Rick Linnehan became an emergency animal doctor early in the mission. When the veterinarian-astronaut noticed that the mother rats were not feeding the newborn rats on board, he recruited his fellow astronauts to help save their lives. While Linnehan and Canadian surgeon Dave Williams injected liquid under the skin of the baby rats, the other astronauts took other sick rats into their hands to warm, wash and dry them and try to coax them back to health. It worked pretty well. Several dozen of the rats survived the experience.

There has been talk about allowing this crew of seven and Columbia to take another trip to orbit in August to conduct more experiments on the brain. NASA has decided not to allow this to happen for a couple of reasons. First, all the science objectives of neurolab, the shuttle's cargo, were accomplished, and second, the ground-based scientists don't understand why more than half the baby rats on board were allowed to starve to death by the mother rats. This second problem shocked many of the biologists and medical scientists who prepared the rats for this mission. Until they understand what went wrong, neurolab will remain grounded.

Next stop: Mir

The next shuttle mission will fly in early June. Discovery is being prepared with a roomy cargo bay to travel to Mir and bring Andy Thomas back to Earth. There's extra room in the spacehab module out back, because this will be NASA's last shuttle trip to Mir. The engineers and scientists who sent millions of dollars worth of high-tech equipment to Mir want to get at least some of it back.

Mir's future is becoming more certain every day. Russian space officials tell CNN that Mir probably won't be inhabited much after this year.
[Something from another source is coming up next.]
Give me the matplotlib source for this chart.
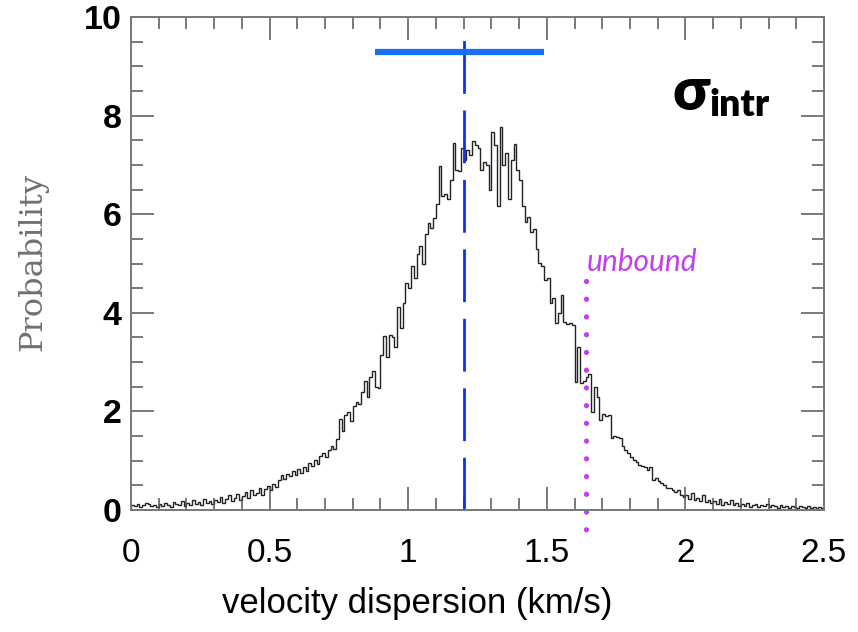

There's even some talk about having the current crew of cosmonauts turn out the lights and leave the station when their tour of duty is over this fall.

Mir   
Mir's Russian program manager, Valery Ryumin, is traveling to Mir on shuttle Discovery to take a look and determine for himself if there's much reason to keep the space station aloft.

The Russians have a plan to lower Mir's orbit, starting with the next Progress supply ship visit. In the past the shuttle and unmanned progress ships have been used to raise Mir's orbit to keep it in space, but now the opposite is being done. The plan is to separate the space station into pieces one by one, and allow the individual segments to fall into the atmosphere. The final segment of Mir will consist of the base block, which was the first piece launched 12 years ago, and the Krystal module, which has been used for science research and habitation. These two pieces will be dropped into the ocean as Mir's final orbit ends.

Andy Thomas, who is in his final month as a Mir astronaut, says he'll hate to see the space station die. He hopes it will remain in orbit for at least another year.

ISS update

The fact is, Russia continues to have severe financial problems with its space program. The people I'm talking to say its just not possible to continue spending on Mir and to meet the demands of other international partners for the new space station.

A team of NASA and Boeing officials is just back from more than a week of talks with the Russians about delays in the new station. There's a growing consensus that it makes no sense to start building the space station until the end of this year. The original goal of launching the first piece in June is totally off the books. A December or January launch is looking more and more likely.

My favorite story this week comes from NASA's Wallops Island, Virginia, flight facility. Four teams of high school students have spent the year preparing experiments to fly in space, and they're at the launch pad this week to load their equipment on a sounding rocket and watch it fly. The students are from Maryland, North Carolina, Illinois, and Minnesota. The students have been working on their experiments all year, and this week they get to see them fly. We'll let you know what happens.

The next week in space will be busy for me. I'll be in Houston for a series of briefings on the new space station. We'll talk from there next week.

John Holliman's column appears on Wednesdays.